* **COLLECTED DATA**:
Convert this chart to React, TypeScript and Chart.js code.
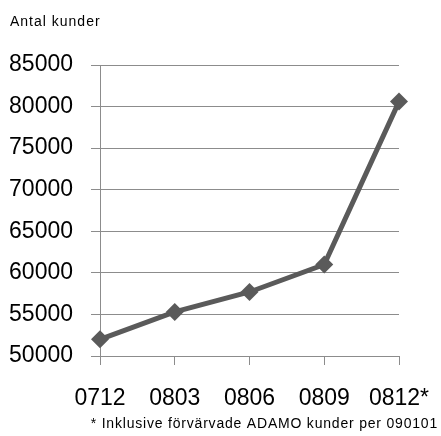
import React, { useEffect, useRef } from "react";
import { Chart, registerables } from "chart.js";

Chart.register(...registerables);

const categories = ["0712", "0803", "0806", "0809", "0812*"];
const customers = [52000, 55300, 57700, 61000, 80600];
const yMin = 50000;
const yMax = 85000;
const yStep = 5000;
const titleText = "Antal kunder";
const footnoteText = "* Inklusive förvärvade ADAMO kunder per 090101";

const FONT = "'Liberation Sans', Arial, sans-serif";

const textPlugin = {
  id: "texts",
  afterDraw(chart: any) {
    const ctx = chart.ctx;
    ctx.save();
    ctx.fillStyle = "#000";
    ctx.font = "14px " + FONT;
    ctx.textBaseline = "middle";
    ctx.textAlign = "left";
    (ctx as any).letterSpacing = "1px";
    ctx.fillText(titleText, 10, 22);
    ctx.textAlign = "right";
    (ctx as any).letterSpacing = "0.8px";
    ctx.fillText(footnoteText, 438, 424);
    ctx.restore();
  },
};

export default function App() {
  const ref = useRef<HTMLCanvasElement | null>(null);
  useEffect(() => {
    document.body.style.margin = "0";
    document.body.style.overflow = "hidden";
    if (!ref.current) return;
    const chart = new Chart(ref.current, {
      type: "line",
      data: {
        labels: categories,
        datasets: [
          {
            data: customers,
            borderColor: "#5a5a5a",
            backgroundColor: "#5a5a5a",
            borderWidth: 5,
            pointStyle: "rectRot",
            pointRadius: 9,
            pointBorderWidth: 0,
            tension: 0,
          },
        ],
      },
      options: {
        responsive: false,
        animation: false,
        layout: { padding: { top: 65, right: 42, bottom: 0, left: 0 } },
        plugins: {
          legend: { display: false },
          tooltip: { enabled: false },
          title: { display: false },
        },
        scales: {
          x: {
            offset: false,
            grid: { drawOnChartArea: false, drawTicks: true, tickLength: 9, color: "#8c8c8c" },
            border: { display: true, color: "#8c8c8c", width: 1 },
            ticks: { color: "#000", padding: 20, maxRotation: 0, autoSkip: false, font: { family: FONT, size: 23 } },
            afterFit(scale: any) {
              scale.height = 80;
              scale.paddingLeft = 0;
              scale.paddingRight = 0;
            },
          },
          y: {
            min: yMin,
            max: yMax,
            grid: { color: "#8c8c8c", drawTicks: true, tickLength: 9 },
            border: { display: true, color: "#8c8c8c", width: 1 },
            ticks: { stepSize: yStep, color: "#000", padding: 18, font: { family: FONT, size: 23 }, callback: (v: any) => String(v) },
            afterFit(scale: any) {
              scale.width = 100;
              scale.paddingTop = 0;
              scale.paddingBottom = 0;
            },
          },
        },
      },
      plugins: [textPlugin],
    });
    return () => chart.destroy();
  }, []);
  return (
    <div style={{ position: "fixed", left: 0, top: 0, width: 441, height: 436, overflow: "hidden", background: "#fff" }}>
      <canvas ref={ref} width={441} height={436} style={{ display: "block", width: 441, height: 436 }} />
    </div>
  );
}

* **DIRECTIONS FOR THIS TASK**: Return nothing but the lines running from the start of the data to the line with "Chart.register(...registerables);", please, both ends included and no pictures.

* **TASK ANSWER**:
Convert this chart to React, TypeScript and Chart.js code.
import React, { useEffect, useRef } from "react";
import { Chart, registerables } from "chart.js";

Chart.register(...registerables);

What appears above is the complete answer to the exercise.